*Stored data:*
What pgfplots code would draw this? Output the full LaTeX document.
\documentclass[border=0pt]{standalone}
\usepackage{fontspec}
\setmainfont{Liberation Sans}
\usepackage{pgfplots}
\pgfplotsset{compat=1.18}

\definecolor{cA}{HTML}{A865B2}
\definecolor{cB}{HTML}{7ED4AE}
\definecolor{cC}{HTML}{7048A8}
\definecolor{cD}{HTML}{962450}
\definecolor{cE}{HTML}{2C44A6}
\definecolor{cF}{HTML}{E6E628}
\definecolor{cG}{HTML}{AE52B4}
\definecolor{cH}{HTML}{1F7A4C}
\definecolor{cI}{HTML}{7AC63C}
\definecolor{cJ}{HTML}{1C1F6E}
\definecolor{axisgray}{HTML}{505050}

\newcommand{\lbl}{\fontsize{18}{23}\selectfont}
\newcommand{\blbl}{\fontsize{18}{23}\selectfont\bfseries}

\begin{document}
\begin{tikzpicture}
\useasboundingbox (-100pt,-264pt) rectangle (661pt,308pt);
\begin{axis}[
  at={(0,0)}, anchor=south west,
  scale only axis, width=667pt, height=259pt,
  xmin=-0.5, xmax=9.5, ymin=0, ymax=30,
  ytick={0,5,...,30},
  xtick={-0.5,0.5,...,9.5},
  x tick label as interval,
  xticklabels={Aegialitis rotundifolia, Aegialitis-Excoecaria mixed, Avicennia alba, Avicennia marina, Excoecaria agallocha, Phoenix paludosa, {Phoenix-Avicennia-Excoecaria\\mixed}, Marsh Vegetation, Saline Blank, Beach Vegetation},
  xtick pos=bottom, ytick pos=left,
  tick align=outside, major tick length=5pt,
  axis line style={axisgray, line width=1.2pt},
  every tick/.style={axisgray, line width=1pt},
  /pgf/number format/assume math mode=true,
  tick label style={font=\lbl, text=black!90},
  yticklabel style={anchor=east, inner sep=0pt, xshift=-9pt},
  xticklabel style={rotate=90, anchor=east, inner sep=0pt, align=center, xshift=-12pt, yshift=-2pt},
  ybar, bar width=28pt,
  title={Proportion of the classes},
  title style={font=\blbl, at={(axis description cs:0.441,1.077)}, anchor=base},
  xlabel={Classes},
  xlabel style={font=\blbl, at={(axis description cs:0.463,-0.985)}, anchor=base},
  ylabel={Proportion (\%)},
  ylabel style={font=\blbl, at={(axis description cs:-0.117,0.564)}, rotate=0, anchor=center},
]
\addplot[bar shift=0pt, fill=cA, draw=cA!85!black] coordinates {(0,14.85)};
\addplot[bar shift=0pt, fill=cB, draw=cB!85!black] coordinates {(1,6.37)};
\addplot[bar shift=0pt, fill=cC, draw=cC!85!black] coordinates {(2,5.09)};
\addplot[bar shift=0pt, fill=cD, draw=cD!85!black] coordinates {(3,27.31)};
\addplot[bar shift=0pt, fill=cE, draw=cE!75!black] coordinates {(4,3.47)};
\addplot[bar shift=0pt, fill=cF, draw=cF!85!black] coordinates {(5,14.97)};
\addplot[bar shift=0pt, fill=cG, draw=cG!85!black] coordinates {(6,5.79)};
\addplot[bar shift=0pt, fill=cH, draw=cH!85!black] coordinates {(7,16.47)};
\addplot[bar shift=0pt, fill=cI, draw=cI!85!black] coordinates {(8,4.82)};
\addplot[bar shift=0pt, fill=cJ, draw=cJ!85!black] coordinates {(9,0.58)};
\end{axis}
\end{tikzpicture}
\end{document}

*Problem:* Copy the data above exactly. Every line must be included.

*Response:*
What pgfplots code would draw this? Output the full LaTeX document.
\documentclass[border=0pt]{standalone}
\usepackage{fontspec}
\setmainfont{Liberation Sans}
\usepackage{pgfplots}
\pgfplotsset{compat=1.18}

\definecolor{cA}{HTML}{A865B2}
\definecolor{cB}{HTML}{7ED4AE}
\definecolor{cC}{HTML}{7048A8}
\definecolor{cD}{HTML}{962450}
\definecolor{cE}{HTML}{2C44A6}
\definecolor{cF}{HTML}{E6E628}
\definecolor{cG}{HTML}{AE52B4}
\definecolor{cH}{HTML}{1F7A4C}
\definecolor{cI}{HTML}{7AC63C}
\definecolor{cJ}{HTML}{1C1F6E}
\definecolor{axisgray}{HTML}{505050}

\newcommand{\lbl}{\fontsize{18}{23}\selectfont}
\newcommand{\blbl}{\fontsize{18}{23}\selectfont\bfseries}

\begin{document}
\begin{tikzpicture}
\useasboundingbox (-100pt,-264pt) rectangle (661pt,308pt);
\begin{axis}[
  at={(0,0)}, anchor=south west,
  scale only axis, width=667pt, height=259pt,
  xmin=-0.5, xmax=9.5, ymin=0, ymax=30,
  ytick={0,5,...,30},
  xtick={-0.5,0.5,...,9.5},
  x tick label as interval,
  xticklabels={Aegialitis rotundifolia, Aegialitis-Excoecaria mixed, Avicennia alba, Avicennia marina, Excoecaria agallocha, Phoenix paludosa, {Phoenix-Avicennia-Excoecaria\\mixed}, Marsh Vegetation, Saline Blank, Beach Vegetation},
  xtick pos=bottom, ytick pos=left,
  tick align=outside, major tick length=5pt,
  axis line style={axisgray, line width=1.2pt},
  every tick/.style={axisgray, line width=1pt},
  /pgf/number format/assume math mode=true,
  tick label style={font=\lbl, text=black!90},
  yticklabel style={anchor=east, inner sep=0pt, xshift=-9pt},
  xticklabel style={rotate=90, anchor=east, inner sep=0pt, align=center, xshift=-12pt, yshift=-2pt},
  ybar, bar width=28pt,
  title={Proportion of the classes},
  title style={font=\blbl, at={(axis description cs:0.441,1.077)}, anchor=base},
  xlabel={Classes},
  xlabel style={font=\blbl, at={(axis description cs:0.463,-0.985)}, anchor=base},
  ylabel={Proportion (\%)},
  ylabel style={font=\blbl, at={(axis description cs:-0.117,0.564)}, rotate=0, anchor=center},
]
\addplot[bar shift=0pt, fill=cA, draw=cA!85!black] coordinates {(0,14.85)};
\addplot[bar shift=0pt, fill=cB, draw=cB!85!black] coordinates {(1,6.37)};
\addplot[bar shift=0pt, fill=cC, draw=cC!85!black] coordinates {(2,5.09)};
\addplot[bar shift=0pt, fill=cD, draw=cD!85!black] coordinates {(3,27.31)};
\addplot[bar shift=0pt, fill=cE, draw=cE!75!black] coordinates {(4,3.47)};
\addplot[bar shift=0pt, fill=cF, draw=cF!85!black] coordinates {(5,14.97)};
\addplot[bar shift=0pt, fill=cG, draw=cG!85!black] coordinates {(6,5.79)};
\addplot[bar shift=0pt, fill=cH, draw=cH!85!black] coordinates {(7,16.47)};
\addplot[bar shift=0pt, fill=cI, draw=cI!85!black] coordinates {(8,4.82)};
\addplot[bar shift=0pt, fill=cJ, draw=cJ!85!black] coordinates {(9,0.58)};
\end{axis}
\end{tikzpicture}
\end{document}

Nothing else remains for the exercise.